Reproduce exactly the lines below, starting at the line that contains "Rebuild this chart" and ending with the last line of the records, both included; leave out any pictures.

-- Start --

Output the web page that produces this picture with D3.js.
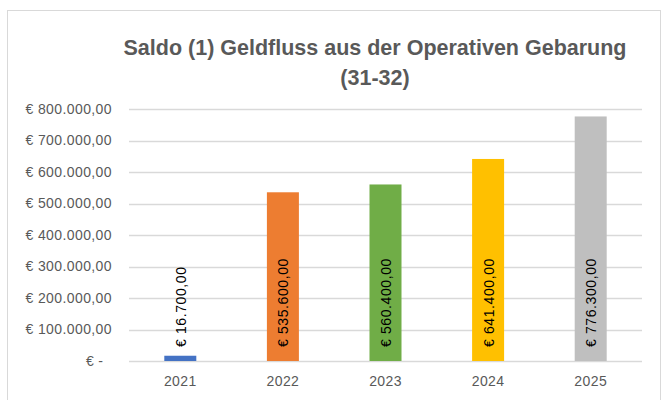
<!DOCTYPE html>
<html>
<head>
<meta charset="utf-8">
<script src="https://cdn.jsdelivr.net/npm/d3@7"></script>
<style>
  body { margin: 0; background: #fff; }
  svg { display: block; font-family: "Liberation Sans", Arial, sans-serif; }
  .tick text { fill: #595959; font-size: 14px; letter-spacing: 0.4px; white-space: pre; }
</style>
</head>
<body>
<svg id="chart" width="662" height="400"></svg>
<script>
// Saldo (1) Geldfluss aus der Operativen Gebarung
const years = ["2021", "2022", "2023", "2024", "2025"];
const saldo = [16700, 535600, 560400, 641400, 776300];
const barColours = ["#4472C4", "#ED7D31", "#70AD47", "#FFC000", "#BFBFBF"];
const yTicks = [0, 100000, 200000, 300000, 400000, 500000, 600000, 700000, 800000];

const svg = d3.select('#chart');

const plotLeft = 129, plotRight = 642, plotTop = 109, plotBottom = 361;

// chart frame
svg.append('rect')
    .attr('x', 7.5)
    .attr('y', 10.5)
    .attr('width', 653)
    .attr('height', 400)
    .attr('fill', 'none')
    .attr('stroke', '#D9D9D9');

const xScale = d3.scaleBand()
    .domain(years)
    .range([plotLeft, plotRight])
    .padding(0);

const yScale = d3.scaleLinear()
    .domain([0, 800000])
    .range([plotBottom, plotTop]);

const euro = v => {
    if (v === 0) return '€ -  ';
    return '€ ' + d3.format(',.2f')(v).replace(/,/g, '#').replace('.', ',').replace(/#/g, '.');
};

// grid
svg.append('g')
    .selectAll('line')
    .data(yTicks)
    .enter()
    .append('line')
    .attr('x1', plotLeft)
    .attr('x2', plotRight)
    .attr('y1', d => Math.round(yScale(d)) + 0.5)
    .attr('y2', d => Math.round(yScale(d)) + 0.5)
    .attr('stroke', '#D9D9D9')
    .attr('stroke-width', 1.3);

// y axis labels
const yAxis = svg.append('g')
    .attr('transform', `translate(${plotLeft}, 0)`)
    .call(d3.axisLeft(yScale).tickValues(yTicks).tickFormat(euro).tickSize(0).tickPadding(17));
yAxis.select('.domain').remove();

// x axis labels
const xAxis = svg.append('g')
    .attr('transform', `translate(0, ${plotBottom})`)
    .call(d3.axisBottom(xScale).tickSize(0).tickPadding(15));
xAxis.select('.domain').remove();

const barW = 32;
const rows = years.map((y, i) => ({ year: y, value: saldo[i], colour: barColours[i] }));

const bars = svg.append('g')
    .selectAll('g')
    .data(rows)
    .enter()
    .append('g');

bars.append('rect')
    .attr('x', d => xScale(d.year) + xScale.bandwidth() / 2 - barW / 2)
    .attr('y', d => yScale(d.value))
    .attr('width', barW)
    .attr('height', d => plotBottom - yScale(d.value))
    .attr('fill', d => d.colour);

bars.append('text')
    .attr('transform', d => `translate(${xScale(d.year) + xScale.bandwidth() / 2 + 0.5}, ${plotBottom - 14}) rotate(-90)`)
    .attr('dominant-baseline', 'central')
    .attr('font-size', 14)
    .attr('letter-spacing', 0.6)
    .attr('fill', '#000')
    .text(d => euro(d.value));

// title
svg.append('text')
    .attr('x', 375)
    .attr('y', 55)
    .attr('text-anchor', 'middle')
    .attr('font-size', 21.5)
    .attr('font-weight', 'bold')
    .attr('fill', '#595959')
    .text('Saldo (1) Geldfluss aus der Operativen Gebarung');

svg.append('text')
    .attr('x', 375)
    .attr('y', 85)
    .attr('text-anchor', 'middle')
    .attr('font-size', 21.5)
    .attr('font-weight', 'bold')
    .attr('fill', '#595959')
    .text('(31-32)');
</script>
</body>
</html>
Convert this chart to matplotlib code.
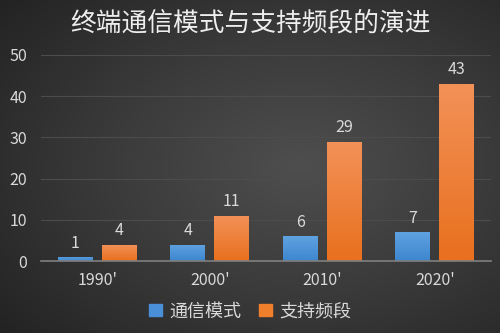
import numpy as np
import matplotlib
matplotlib.use("Agg")
import matplotlib.pyplot as plt
from matplotlib.colors import LinearSegmentedColormap
from matplotlib.patches import Patch

plt.rcParams['font.family'] = ['Noto Sans CJK SC', 'DejaVu Sans']

categories = ["1990'", "2000'", "2010'", "2020'"]
modes = [1, 4, 6, 7]
bands = [4, 11, 29, 43]
series_names = ["通信模式", "支持频段"]
title = "终端通信模式与支持频段的演进"

fig = plt.figure(figsize=(5, 3.33), dpi=100)

# background radial gradient
bg = fig.add_axes([0, 0, 1, 1], zorder=-10)
yy, xx = np.mgrid[0:1:200j, 0:1:300j]
r = np.sqrt(((xx - 0.6) / 0.8) ** 2 + ((yy - 0.5) / 0.8) ** 2)
bgcmap = LinearSegmentedColormap.from_list("bg", ["#4e4e4e", "#3a3a3a", "#232323"])
bg.imshow(np.clip(r, 0, 1), cmap=bgcmap, extent=[0, 1, 0, 1], aspect='auto', origin='lower')
bg.axis('off')

ax = fig.add_axes([0.082, 0.216, 0.9, 0.619])
ax.set_facecolor('none')
x = np.arange(len(categories))
w = 0.31
off = 0.195
b1 = ax.bar(x - off, modes, w, color='#4a90d9', zorder=3)
b2 = ax.bar(x + off, bands, w, color='#f07f2b', zorder=3)

# vertical gradient fill within bars
def grad(bars, top, bottom):
    cm = LinearSegmentedColormap.from_list("g", [bottom, top])
    for b in bars:
        x0, y0 = b.get_x(), b.get_y()
        x1, y1 = x0 + b.get_width(), y0 + b.get_height()
        g = np.linspace(0, 1, 100).reshape(-1, 1)
        im = ax.imshow(g, cmap=cm, extent=[x0, x1, y0, y1], origin='lower',
                       aspect='auto', zorder=4)
        im.set_clip_path(b)
grad(b1, '#5fa2e0', '#3d86cf')
grad(b2, '#f39158', '#e8701e')

for bars, vals in ((b1, modes), (b2, bands)):
    for b, v in zip(bars, vals):
        ax.text(b.get_x() + b.get_width() / 2, v + 1.3, str(v), ha='center', va='bottom',
                color='#d9d9d9', fontsize=11.5)

ax.set_xlim(-0.5, 3.5)
ax.set_ylim(0, 50)
ax.set_yticks([0, 10, 20, 30, 40, 50])
ax.set_xticks(x)
ax.set_xticklabels(categories)
ax.tick_params(axis='both', length=0, colors='#d9d9d9', labelsize=11.5)
ax.tick_params(axis='y', pad=10)
ax.tick_params(axis='x', pad=8)
ax.grid(axis='y', color='#4c4c4c', linewidth=0.8, zorder=0)
for s in ['top', 'right', 'left']:
    ax.spines[s].set_visible(False)
ax.spines['bottom'].set_color('#7f7f7f')
ax.spines['bottom'].set_linewidth(1.2)
ax.spines['bottom'].set_zorder(5)

fig.text(0.5, 0.93, title, ha='center', va='center', color='#eeeeee', fontsize=18.5)

handles = [Patch(color='#4a90d9'), Patch(color='#f07f2b')]
fig.legend(handles, series_names, loc='center', bbox_to_anchor=(0.5, 0.065), ncol=2,
           frameon=False, fontsize=13, labelcolor='#d9d9d9', handlelength=0.7,
           handleheight=0.7, handletextpad=0.4, columnspacing=1.0)

fig.savefig('out.png', dpi=100)
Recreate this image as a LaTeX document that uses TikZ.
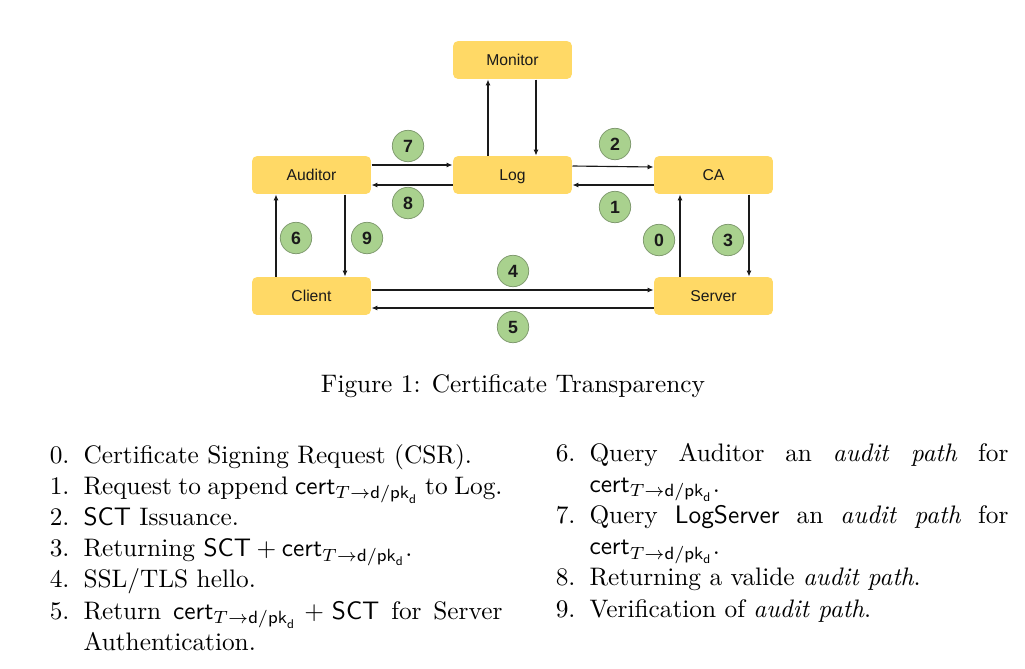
\documentclass[tikz,border=0pt]{standalone}
\usepackage{amsmath}
\usepackage{fontspec}
\usetikzlibrary{arrows.meta, calc}
\newfontfamily\boxfont{Liberation Sans}
\definecolor{boxyellow}{HTML}{FFD966}
\definecolor{stepgreen}{HTML}{A9D18E}
\definecolor{stepedge}{HTML}{7F9A6E}
\definecolor{ink}{HTML}{1A1A1A}
\newcommand{\certd}{\ensuremath{\mathsf{cert}_{T\rightarrow\mathsf{d}/\mathsf{pk}_{\mathsf{d}}}}}
\newcommand{\sct}{\textsf{SCT}}
\tikzset{
  entity/.style    = {rectangle, rounded corners=2pt, fill=boxyellow, draw=none,
                      minimum width=47pt, minimum height=15pt, inner sep=0pt,
                      text height=4.4pt, text depth=0pt,
                      font=\boxfont\fontsize{6.2}{7}\selectfont, text=ink},
  numcircle/.style = {circle, fill=stepgreen, draw=stepedge, line width=0.3pt,
                      minimum size=12.4pt, inner sep=0pt,
                      font=\boxfont\bfseries\fontsize{7}{8}\selectfont, text=ink},
  flow/.style      = {-{Latex[length=2.3pt,width=2pt]}, line width=0.45pt, draw=ink},
  itemtext/.style  = {anchor=base west, inner sep=0pt, text width=165.5pt, align=justify,
                      font=\fontsize{10}{12.3}\selectfont},
  itemnum/.style   = {anchor=base east, inner sep=0pt},
}

\begin{document}
\begin{tikzpicture}[x=0.395pt, y=-0.395pt]
  \useasboundingbox (0,0) rectangle (1025,668);

  % parties
  \node[entity] (monitor) at (512.5,60)  {Monitor};
  \node[entity] (auditor) at (311.5,175) {Auditor};
  \node[entity] (log)     at (512.5,175) {Log};
  \node[entity] (ca)      at (713.5,175) {CA};
  \node[entity] (client)  at (311.5,296) {Client};
  \node[entity] (server)  at (713.5,296) {Server};

  % messages
  \draw[flow] ($(log.north)+(-24.5,0)$) -- ($(monitor.south)+(-24.5,0)$);
  \draw[flow] ($(monitor.south)+(23.5,0)$) -- ($(log.north)+(23.5,0)$);
  \draw[flow] ($(auditor.east)+(0,-10)$) -- ($(log.west)+(0,-10)$);
  \draw[flow] ($(log.west)+(0,10)$) -- ($(auditor.east)+(0,10)$);
  \draw[flow] ($(log.east)+(0,-9)$) -- ($(ca.west)+(0,-8)$);
  \draw[flow] ($(ca.west)+(0,10)$) -- ($(log.east)+(0,10)$);
  \draw[flow] ($(client.north)+(-35.5,0)$) -- ($(auditor.south)+(-35.5,0)$);
  \draw[flow] ($(auditor.south)+(33.5,0)$) -- ($(client.north)+(33.5,0)$);
  \draw[flow] ($(server.north)+(-33.5,0)$) -- ($(ca.south)+(-33.5,0)$);
  \draw[flow] ($(ca.south)+(35.5,0)$) -- ($(server.north)+(35.5,0)$);
  \draw[flow] ($(client.east)+(0,-6)$) -- ($(server.west)+(0,-6)$);
  \draw[flow] ($(server.west)+(0,12)$) -- ($(client.east)+(0,12)$);

  % step numbers
  \foreach \num/\px/\py in {0/659/240, 1/615/207, 2/615/144, 3/728/240, 4/513/271,
                            5/513/327, 6/296/238, 7/408/146, 8/408/203, 9/367/238}
    \node[numcircle] (step\num) at (\px,\py) {\num};

  \node (caption) at (513,386) {Figure 1: Certificate Transparency};

  % left column
  \node[itemtext] (item0) at (83,463)   {Certificate Signing Request (CSR).};
  \node[itemtext] (item1) at (83,494.2) {Request to append \certd{} to Log.};
  \node[itemtext] (item2) at (83,525.4) {\sct{} Issuance.};
  \node[itemtext] (item3) at (83,556.6) {Returning $\mathsf{SCT}+\certd$.};
  \node[itemtext] (item4) at (83,587.8) {SSL/TLS hello.};
  \node[itemtext] (item5) at (83,619)   {Return $\certd+\mathsf{SCT}$ for Server\linebreak Authentication.};

  % right column
  \node[itemtext] (item6) at (589,461)   {Query Auditor an \emph{audit path} for\linebreak $\certd$.};
  \node[itemtext] (item7) at (589,523.4) {Query \textsf{LogServer} an \emph{audit path} for\linebreak $\certd$.};
  \node[itemtext] (item8) at (589,585.8) {Returning a valide \emph{audit path}.};
  \node[itemtext] (item9) at (589,617)   {Verification of \emph{audit path}.};

  \foreach \num in {0,...,9}
    \node[itemnum] (num\num) at ($(item\num.base west)+(-13,0)$) {\num.};
\end{tikzpicture}
\end{document}
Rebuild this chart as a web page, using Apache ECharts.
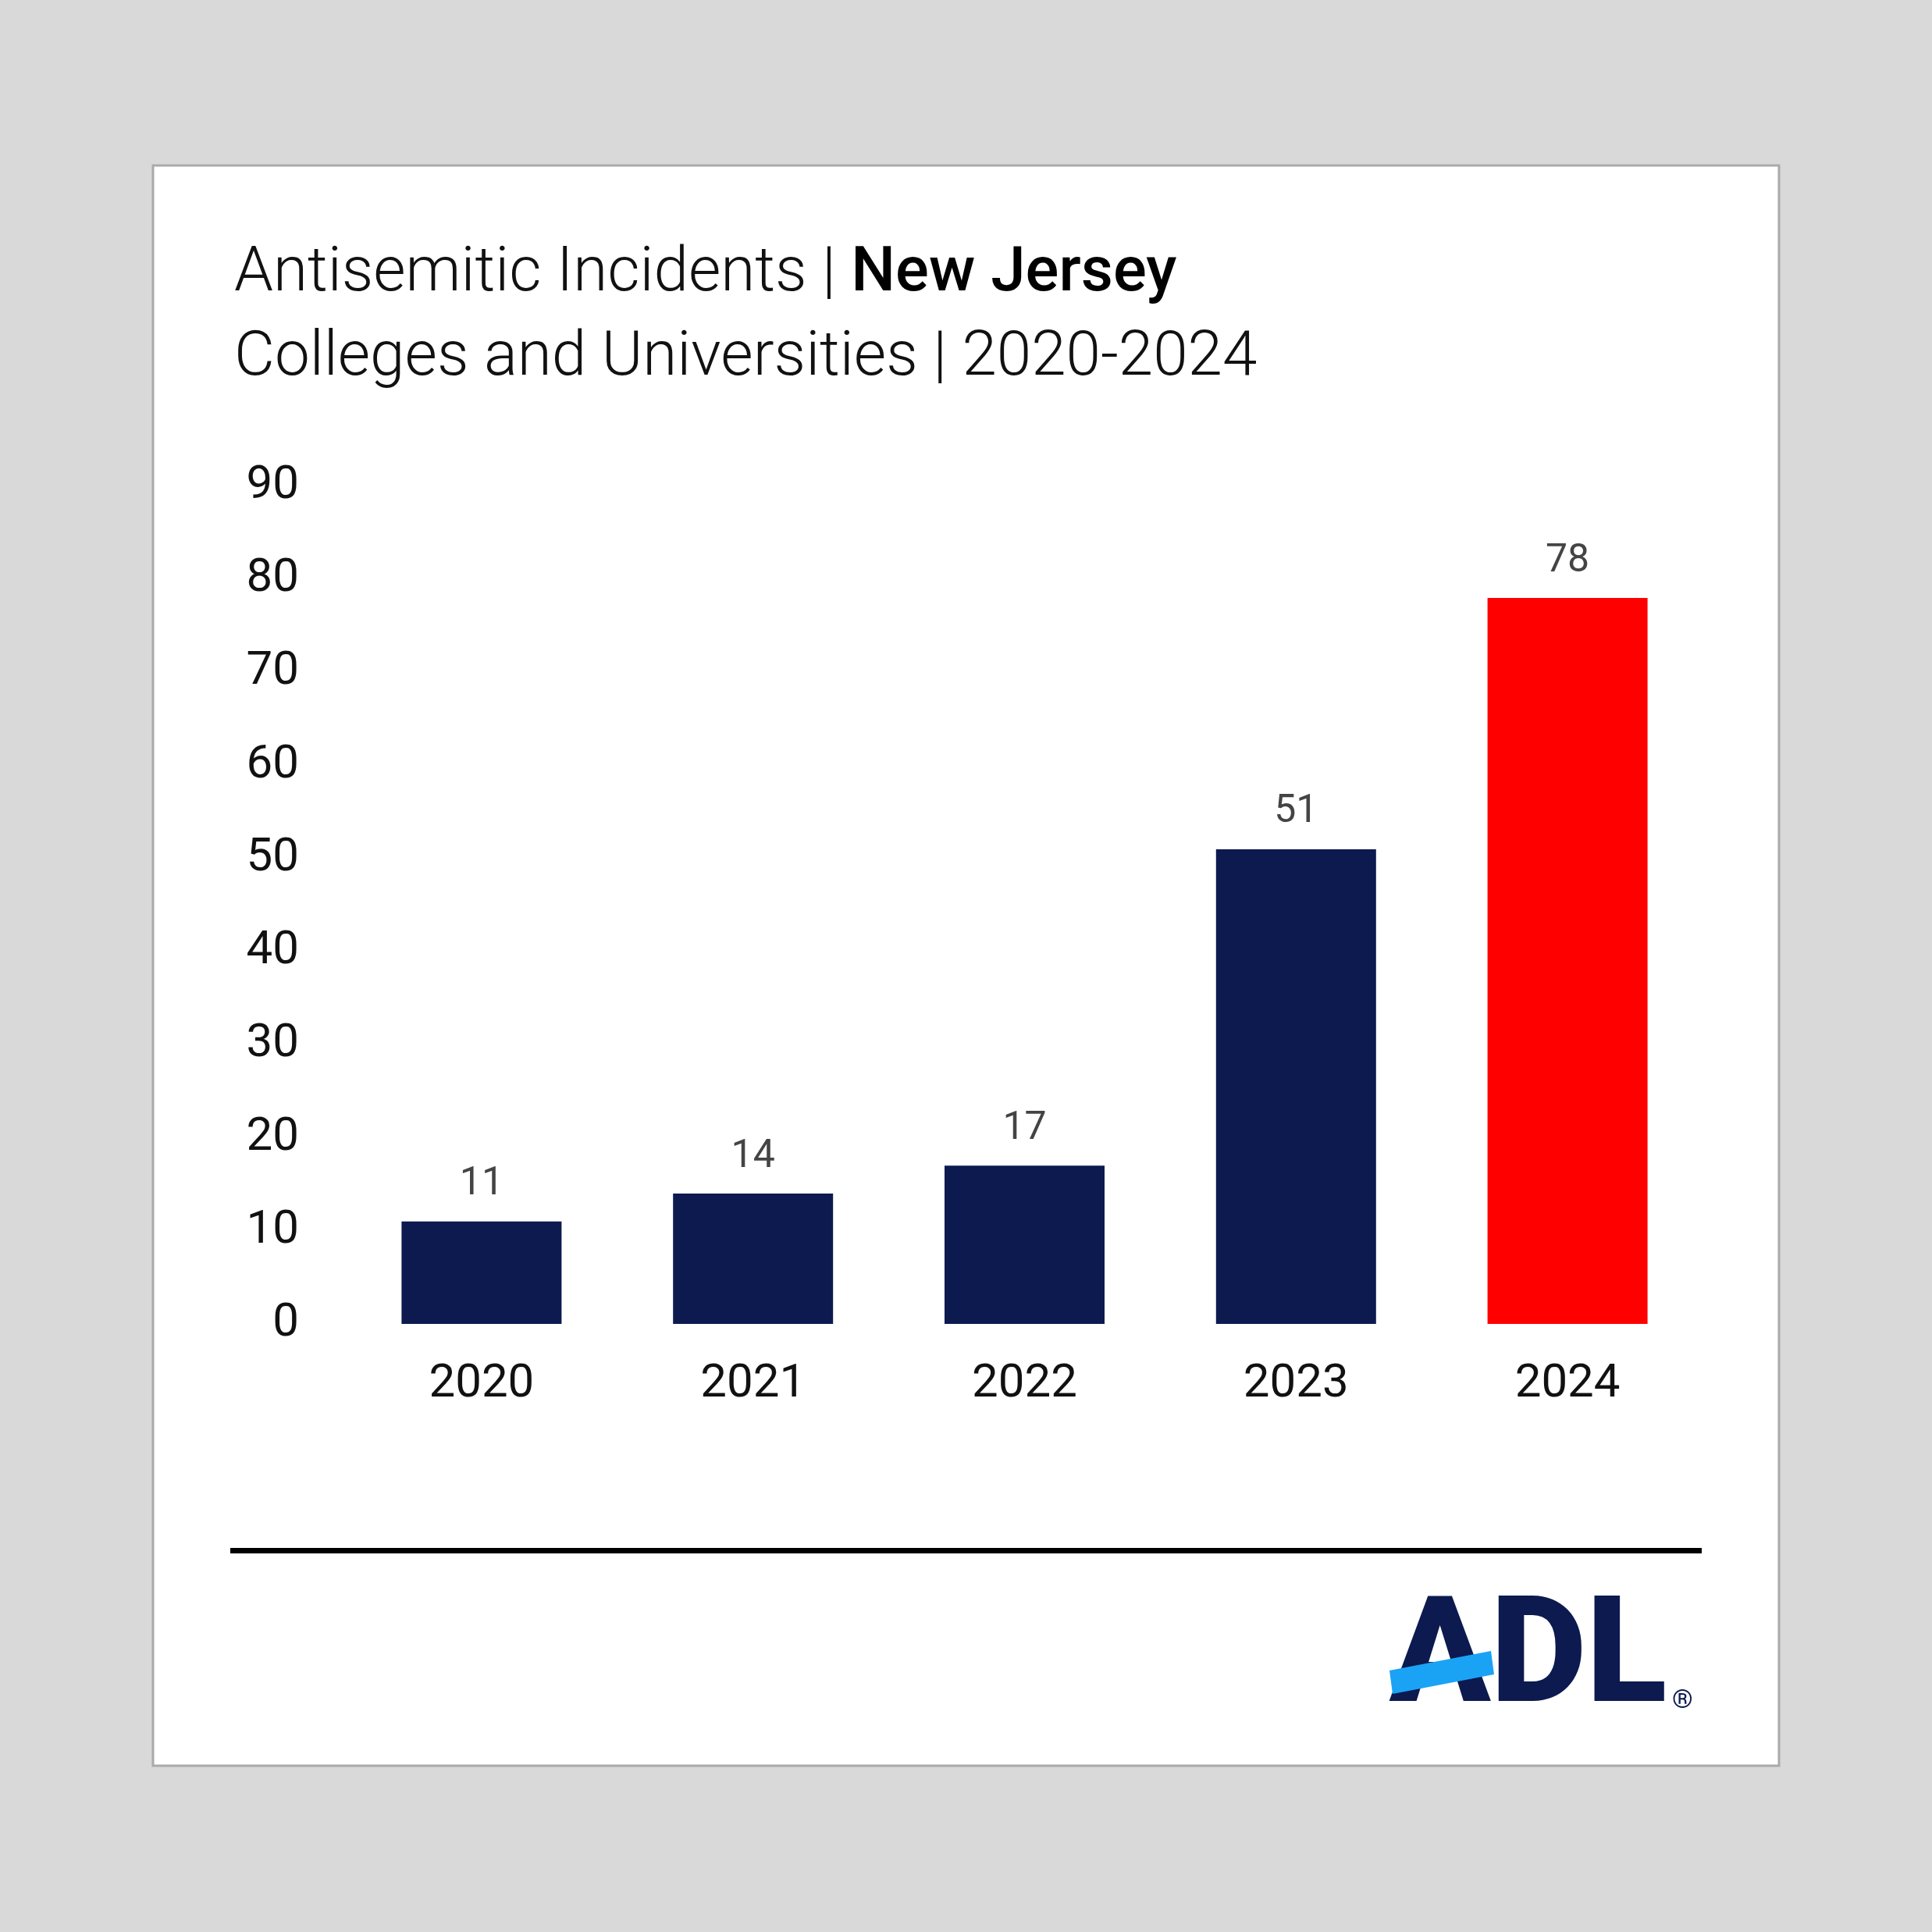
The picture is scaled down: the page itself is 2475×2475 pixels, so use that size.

-- End --

» Reply to the task
Rebuild this chart as a web page, using Apache ECharts.
The picture is scaled down: the page itself is 2475×2475 pixels, so use that size.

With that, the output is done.